MAKES ABOUT 6 HALF-PINT JARS

1 cup sugar

2 cups brandy

1 cup red wine

Zest of one orange, removed in large strips with a vegetable peeler

3 pounds sweet cherries, pitted

Combine the sugar, brandy, wine, and orange zest in a 6- to 8-quart preserving pan, bring to a boil, stirring to dissolve the sugar, and boil for 5 minutes.

Add the cherries and lower the heat to a simmer, stirring occasionally, until the cherries are tender (about 5 minutes).

Ladle the syrup and cherries into prepared, hot jars, leaving ¼" headspace and wiping the rims clean. Top each jar with a flat lid and ring, tightening to finger-tight.

Put the jars in a canning pot and cover with at least 1" of water. Boil for 5 minutes, then remove the jars and let sit undisturbed for 12 hours. Check that the lids have sealed (can't be pushed down). Any jars that have not sealed properly should be refrigerated immediately.

SPICY CARROT PICKLES

2 pounds carrots

5½ cups cider vinegar (5% acidity)

1 tablespoon pure kosher salt

3 tablespoons sugar

3 cinnamon sticks

3 bay leaves

8 dried hot chiles, stemmed

4 cloves garlic, sliced

4 sprigs thyme

1 to 2 teaspoons crushed red pepper flakes, to taste

½ teaspoon whole black peppercorns

½ small white onion, thinly sliced lengthwise

Scrub, trim, and peel the carrots; cut into sticks ½" thick and 4" long. Let sit in ice water.

Combine the vinegar, salt, sugar, cinnamon sticks, bay leaves, and 1 cup water in a wide, 6- to 8-quart preserving pan, and bring to a boil. Simmer for 5 minutes.

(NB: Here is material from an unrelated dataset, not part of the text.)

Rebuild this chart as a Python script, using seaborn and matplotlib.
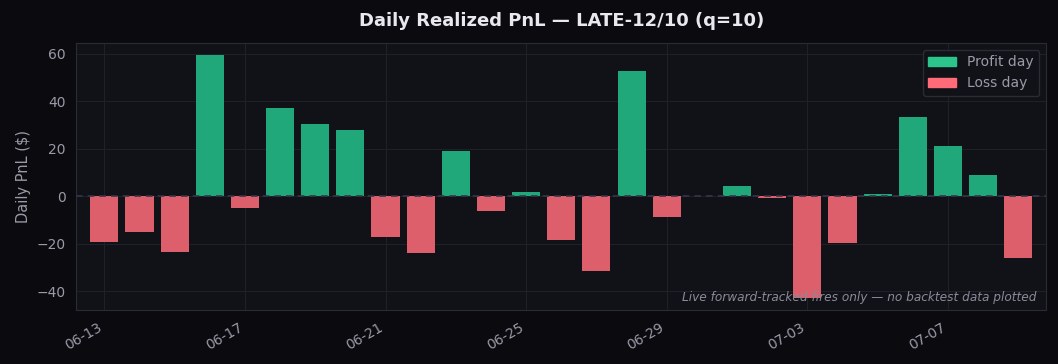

Add the carrots and cook for 8 to 10 minutes until tender-crisp.

Prepare jars and lids. While still hot, divide the chiles, garlic, thyme, red pepper flakes, and peppercorns among the jars.

Add the carrots to the jars, using tongs or a slotted spoon (don't pack too tightly), and loosely fill spaces with slivers of onion.

Ladle the pickling liquid into the jars, leaving ½" headspace, and remove any air bubbles with a chopstick. Wipe the rims clean, then top each jar with a flat lid and ring, tightening to finger-tight.

Put the jars in a canning pot and cover with 1" of water. Boil for 15 minutes, then remove the jars and let sit undisturbed for 12 hours. Check that the lids have sealed (can't be pushed down). Any jars that have not sealed properly should be refrigerated immediately.